Hard to reach groups are many and varied. They are often those with the quietest voice  and less likely to be able to stand up for themselves. Elected politicians MUST make it their business to identify these groups and stand up for them.

I spent a lot of time working with the traveller community and protected the CREDS funding as long as I could. The traveller community tend to be suspicious of “officials”. I went out with our schools liaison officer who was seen as someone that community could trust.

I had the plesure to present awards to a group of traveller women who had become Ambassadors for their communities.

Those with mental health continue to slip below the radar. It is a disgrace. I will work hard to make sure that less people with mental illness end up in cells when it is medical attention they need.

But we must remember that some hard to reach groups are not easy to spot. Those that suffer domestic violence are often intelligent,  can live in middle class housing in a leafy suburb and very embarrassed to admit anything is wrong. We must do better.

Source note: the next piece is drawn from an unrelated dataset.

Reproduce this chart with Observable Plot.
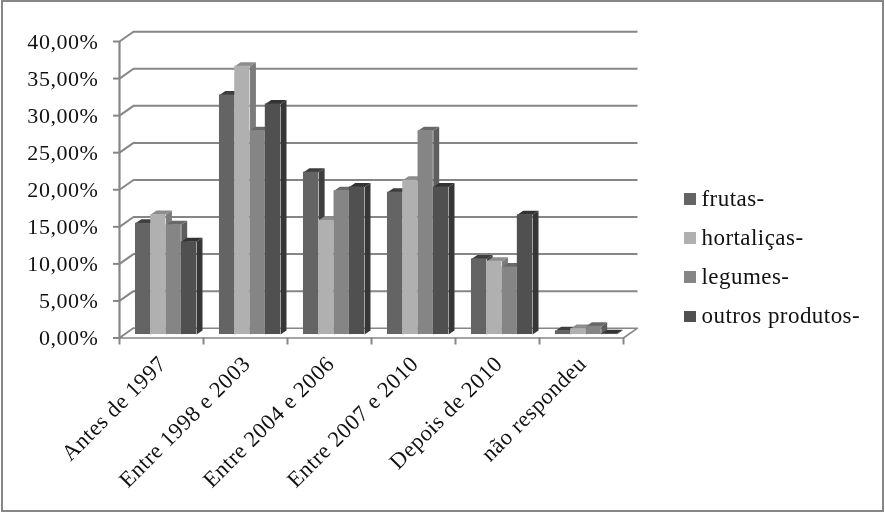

I have promoted and visited  lots of groups and charities all of whom deserve help.

The challenges to  reach these groups are many. The prime one at the moment is a lack of funding. But that should not stop us being imaginative in providing mechanisms for contact.

Changes of attitude can help. It was only a few years ago  that domestic violence would be be met with the police response of “domestic”, a shrug of the shoulders and that was it.Thankfully things have moved on – but how far.